VPN Uses For Streaming

You can also use a VPN when streaming your favorite movies or TV shows:

  • Watch Your Favorite Foreign Films. Some paid subscription streaming services implement “geo-blocking” technology. This means in some geographical locations, you’ll have restricted access to certain content. Using a VPN bypasses this issue and allows you to stream nearly anything you want to watch, no matter where you are.
  • Improve Buffering Issues. Since streaming services are so popular, it’s not unusual for the bandwidth to get overloaded and cause buffering issues. A VPN can help circumvent this, ensuring a smoother viewing experience.

Limitations of VPNs

While a VPN is a great tool to help separate your location (and in many ways, you) from your data, it doesn’t obscure everything about you. If you take a Facebook quiz or like a post on Instagram, the app you are using while connected to the VPN is still able to use your behavior to tailor in-app ads and content. They might not know where you are browsing from, but they will still know what you are doing on their apps.

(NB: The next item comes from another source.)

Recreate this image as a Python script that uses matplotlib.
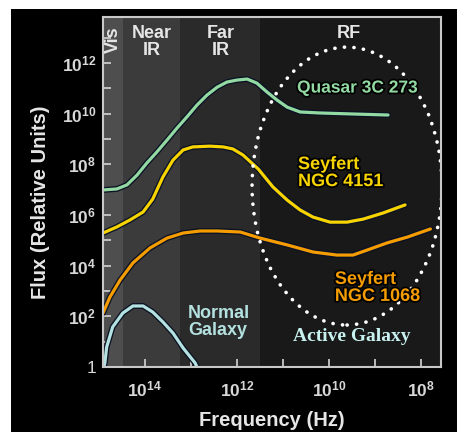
import numpy as np
import matplotlib
matplotlib.use("Agg")
import matplotlib.pyplot as plt
import matplotlib.patheffects as pe
from matplotlib.patches import Ellipse, Rectangle
from matplotlib.ticker import FixedLocator, FuncFormatter

plt.rcParams["font.family"] = ["Liberation Sans", "DejaVu Sans"]
plt.rcParams["mathtext.fontset"] = "custom"
plt.rcParams["mathtext.rm"] = "Liberation Sans:bold"
plt.rcParams["mathtext.it"] = "Liberation Sans:bold"
plt.rcParams["mathtext.bf"] = "Liberation Sans:bold"

# log10 of frequency (Hz) and log10 of flux
quasar_logf = [14.91, 14.61, 14.39, 14.17, 13.96, 13.74, 13.52, 13.30, 13.09, 12.87,
               12.65, 12.43, 12.22, 12.00, 11.78, 11.57, 11.35, 11.13, 10.91, 10.63,
               10.20, 9.48, 8.72]
quasar_logF = [6.99, 7.03, 7.19, 7.58, 8.05, 8.49, 8.96, 9.44, 9.87, 10.34,
               10.74, 11.05, 11.25, 11.33, 11.37, 11.21, 10.86, 10.54, 10.26, 10.07,
               10.03, 9.99, 9.95]

ngc4151_logf = [14.91, 14.61, 14.33, 14.04, 13.83, 13.61, 13.39, 13.17, 12.96, 12.59,
                12.30, 12.09, 11.87, 11.54, 11.22, 10.91, 10.63, 10.35, 9.98, 9.61,
                9.26, 8.83, 8.35]
ngc4151_logF = [5.29, 5.53, 5.80, 6.12, 6.63, 7.50, 8.17, 8.57, 8.69, 8.72,
                8.69, 8.61, 8.37, 7.82, 7.11, 6.59, 6.20, 5.92, 5.72, 5.72,
                5.84, 6.08, 6.40]

ngc1068_logf = [14.91, 14.76, 14.54, 14.26, 13.89, 13.52, 13.17, 12.80, 12.43, 11.93,
                11.50, 10.91, 10.35, 9.83, 9.48, 9.17, 8.74, 8.30, 7.80]
ngc1068_logF = [2.13, 2.76, 3.43, 4.11, 4.70, 5.09, 5.29, 5.37, 5.37, 5.33,
                5.09, 4.82, 4.54, 4.42, 4.42, 4.62, 4.90, 5.13, 5.45]

normal_logf = [14.89, 14.87, 14.83, 14.70, 14.48, 14.26, 14.04, 13.83, 13.61, 13.39,
               13.17, 12.91, 12.87]
normal_logF = [0.0, 0.16, 0.79, 1.58, 2.13, 2.41, 2.41, 2.17, 1.78, 1.34,
               0.75, 0.16, 0.0]

# band edges (log10 Hz) and names
band_edges = [14.91, 14.48, 13.24, 11.5, 7.57]
band_names = ["Vis", "Near\nIR", "Far\nIR", "RF"]
band_colors = ["#4e4e4e", "#3b3b3b", "#2a2a2a", "#191919"]

x_ticks = [15, 14, 13, 12, 11, 10, 9, 8]
y_ticks = list(range(0, 14))

fig = plt.figure(figsize=(4.57, 4.32), dpi=100)
fig.patch.set_facecolor("white")
fig.patches.append(Rectangle((11 / 457, 0), 1, 1 - 9 / 432, transform=fig.transFigure,
                             facecolor="black", edgecolor="none", zorder=-10))

ax = fig.add_axes([103 / 457, 65 / 432, 338 / 457, 350 / 432])
ax.set_xscale("log")
ax.set_yscale("log")
ax.set_xlim(10 ** band_edges[0], 10 ** band_edges[-1])
ax.set_ylim(1, 10 ** 13.82)

for i, c in enumerate(band_colors):
    ax.axvspan(10 ** band_edges[i], 10 ** band_edges[i + 1], color=c, lw=0, zorder=0)

outline = [pe.Stroke(linewidth=4.2, foreground="#0b1224"), pe.Normal()]


def curve(lf, lF, color):
    ax.plot(10 ** np.array(lf), 10 ** np.array(lF), color=color, lw=2.3,
            solid_capstyle="round", solid_joinstyle="round",
            path_effects=outline, zorder=3)


curve(quasar_logf, quasar_logF, "#93d9a2")
curve(ngc4151_logf, ngc4151_logF, "#f7d400")
curve(ngc1068_logf, ngc1068_logF, "#f59c00")
curve(normal_logf, normal_logF, "#b4e2e0")

ell = Ellipse((0.722, 0.517), 0.562, 0.794, transform=ax.transAxes, fill=False,
              edgecolor="white", lw=2.6, linestyle=(0, (0.05, 2.6)), zorder=4)
ell.set_capstyle("round")
ax.add_patch(ell)

txt_fx = [pe.withStroke(linewidth=2.5, foreground="black")]
band_pos = [(0.030, 0.934), (0.145, 0.929), (0.349, 0.929), (0.728, 0.954)]
for name, (bx, by) in zip(band_names, band_pos):
    ax.text(bx, by, name, transform=ax.transAxes, ha="center", va="center",
            rotation=90 if name == "Vis" else 0, color="#e6e6e6", fontsize=13,
            fontweight="bold", linespacing=1.0, zorder=5)

ax.text(0.753, 0.797, "Quasar 3C 273", transform=ax.transAxes, ha="center", va="center",
        color="#93d9a2", fontsize=12.5, fontweight="bold", path_effects=txt_fx, zorder=5)
ax.text(0.577, 0.554, "Seyfert\nNGC 4151", transform=ax.transAxes, ha="left", va="center",
        color="#f7d400", fontsize=13, fontweight="bold", linespacing=1.0,
        path_effects=txt_fx, zorder=5)
ax.text(0.686, 0.226, "Seyfert\nNGC 1068", transform=ax.transAxes, ha="left", va="center",
        color="#f59c00", fontsize=13, fontweight="bold", linespacing=1.0,
        path_effects=txt_fx, zorder=5)
ax.text(0.251, 0.129, "Normal\nGalaxy", transform=ax.transAxes, ha="left", va="center",
        color="#b4e2e0", fontsize=13, fontweight="bold", linespacing=1.0, zorder=5)
ax.text(0.737, 0.086, "Active Galaxy", transform=ax.transAxes, ha="center", va="center",
        color="#c8f2f0", fontsize=14, fontweight="bold", family="Liberation Serif", zorder=5)

ax.xaxis.set_major_locator(FixedLocator([10.0 ** e for e in x_ticks]))
ax.yaxis.set_major_locator(FixedLocator([10.0 ** e for e in y_ticks]))
ax.xaxis.set_minor_locator(FixedLocator([]))
ax.yaxis.set_minor_locator(FixedLocator([]))


def xfmt(v, pos):
    e = int(round(np.log10(v)))
    return r"$10^{%d}$" % e if e % 2 == 0 and e < 15 else ""


def yfmt(v, pos):
    e = int(round(np.log10(v)))
    if e == 0:
        return "1"
    return r"$10^{%d}$" % e if e % 2 == 0 else ""


ax.xaxis.set_major_formatter(FuncFormatter(xfmt))
ax.yaxis.set_major_formatter(FuncFormatter(yfmt))
ax.tick_params(which="both", direction="in", length=6, width=1.3, color="#c8c8c8",
               labelcolor="#d8d8d8", labelsize=12.5)
ax.tick_params(axis="x", pad=9)
ax.tick_params(axis="y", pad=5)
for s in ax.spines.values():
    s.set_color("#c8c8c8")
    s.set_linewidth(1.5)
    s.set_zorder(6)

fig.text(41 / 457, 1 - 202 / 432, "Flux (Relative Units)", rotation=90, ha="center",
         va="center", color="#e6e6e6", fontsize=14.5, fontweight="bold")
fig.text(272 / 457, 1 - 420 / 432, "Frequency (Hz)", ha="center", va="center",
         color="#e6e6e6", fontsize=14.5, fontweight="bold")

fig.savefig("out.png", dpi=100, facecolor=fig.get_facecolor())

Similarly, if cookies are enabled on your computer, companies can follow you while you are on their site—and after. Your full data isn’t obscured with a VPN alone. Combining a VPN’s protection with Tor, an open-source tool that allows you to browse the web anonymously, and other security measures are necessary for a fuller security.

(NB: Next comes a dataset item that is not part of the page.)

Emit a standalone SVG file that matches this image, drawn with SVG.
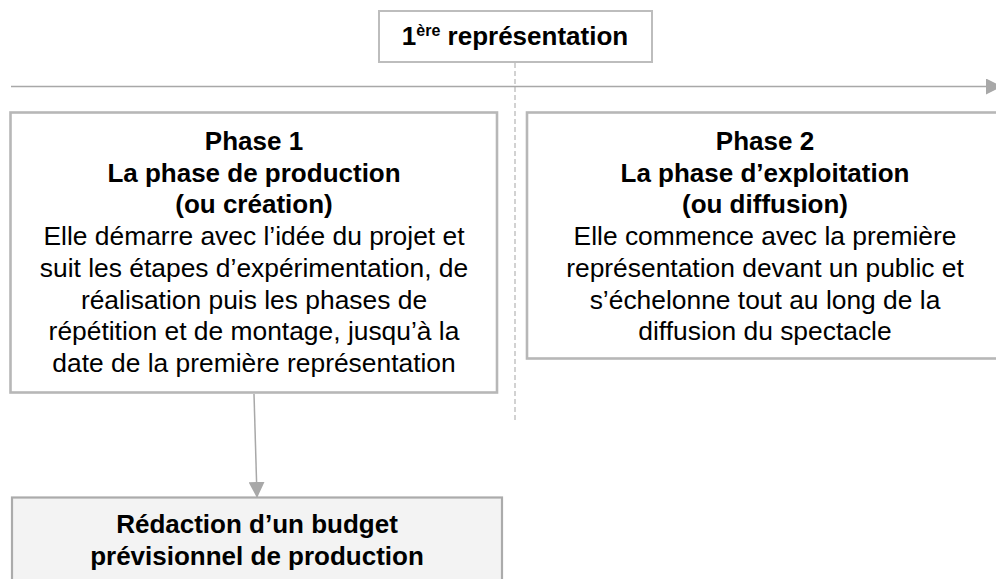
<svg xmlns="http://www.w3.org/2000/svg" width="996" height="579" viewBox="0 0 996 579">
<style>
  .box{fill:#ffffff;stroke:#b7b7b7;stroke-width:2.6}
  .title{fill:#ffffff;stroke:#bdbdbd;stroke-width:2}
  .grey{fill:#f3f3f3;stroke:#ababab;stroke-width:2.2}
  .b{font-family:"Liberation Sans",Arial,Helvetica,sans-serif;font-weight:bold;font-size:26px;fill:#000;text-anchor:middle}
  .r{font-family:"Liberation Sans",Arial,Helvetica,sans-serif;font-size:26.4px;fill:#000;text-anchor:middle}
  .conn{stroke:#a8a8a8;stroke-width:1.5;fill:none}
  .dash{stroke:#bbbbbb;stroke-width:1.3;stroke-dasharray:5 3;fill:none}
</style>
<defs>
  <marker id="ah" markerUnits="userSpaceOnUse" markerWidth="16" markerHeight="16" viewBox="0 0 16 16" refX="15" refY="8" orient="auto">
    <path d="M0,0 L16,8 L0,16 Z" fill="#a8a8a8"/>
  </marker>
</defs>
<g id="connectors">
  <line class="dash" x1="515" y1="63" x2="515" y2="422"/>
  <line class="conn" x1="11" y1="86.5" x2="1001" y2="86.5" marker-end="url(#ah)"/>
  <line class="conn" x1="254" y1="394" x2="257" y2="497" marker-end="url(#ah)"/>
</g>
<g id="premiere">
  <rect class="title" x="379" y="11" width="273" height="51"/>
  <text class="b" x="515" y="44.5">1<tspan font-size="16" dy="-9">ère</tspan><tspan dy="9"> représentation</tspan></text>
</g>
<g id="phase1">
  <rect class="box" x="10.5" y="112.5" width="486.5" height="280"/>
  <text class="b" x="254" y="150">Phase 1</text>
  <text class="b" x="254" y="181.6">La phase de production</text>
  <text class="b" x="254" y="213.2">(ou création)</text>
  <text class="r" x="254" y="245.4">Elle démarre avec l’idée du projet et</text>
  <text class="r" x="254" y="277">suit les étapes d’expérimentation, de</text>
  <text class="r" x="254" y="308.6">réalisation puis les phases de</text>
  <text class="r" x="254" y="340.2">répétition et de montage, jusqu’à la</text>
  <text class="r" x="254" y="371.8">date de la première représentation</text>
</g>
<g id="phase2">
  <rect class="box" x="527" y="112.5" width="476" height="246"/>
  <text class="b" x="765" y="150">Phase 2</text>
  <text class="b" x="765" y="181.6">La phase d’exploitation</text>
  <text class="b" x="765" y="213.2">(ou diffusion)</text>
  <text class="r" x="765" y="245.4">Elle commence avec la première</text>
  <text class="r" x="765" y="277">représentation devant un public et</text>
  <text class="r" x="765" y="308.6">s’échelonne tout au long de la</text>
  <text class="r" x="765" y="340.2">diffusion du spectacle</text>
</g>
<g id="budget">
  <rect class="grey" x="12" y="497.5" width="490" height="100"/>
  <text class="b" x="257" y="533">Rédaction d’un budget</text>
  <text class="b" x="257" y="565">prévisionnel de production</text>
</g>
</svg>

VPNs aren’t perfect tools. Like any computer program, they are susceptible to malware and online attacks. If infected, a VPN’s security benefits are nullified.

The likelihood of attacks and security breaches is increased by using a free VPN service. To recoup their business costs, “free” VPN services may sell user data or run ads that could be infected with malware. If your goal is to increase your data privacy, then investing in a paid VPN is your best bet.

Global Legality Concerns

Beyond questions of security are questions of legality. If you happen to be based in or visiting a wide list of countries including Russia and China, VPNs are banned or highly regulated.

It’s important to know the laws of your country and any country you are visiting before using a VPN as well as to understand whether your VPN usage is being monitored by a government, thus nullifying its privacy benefits.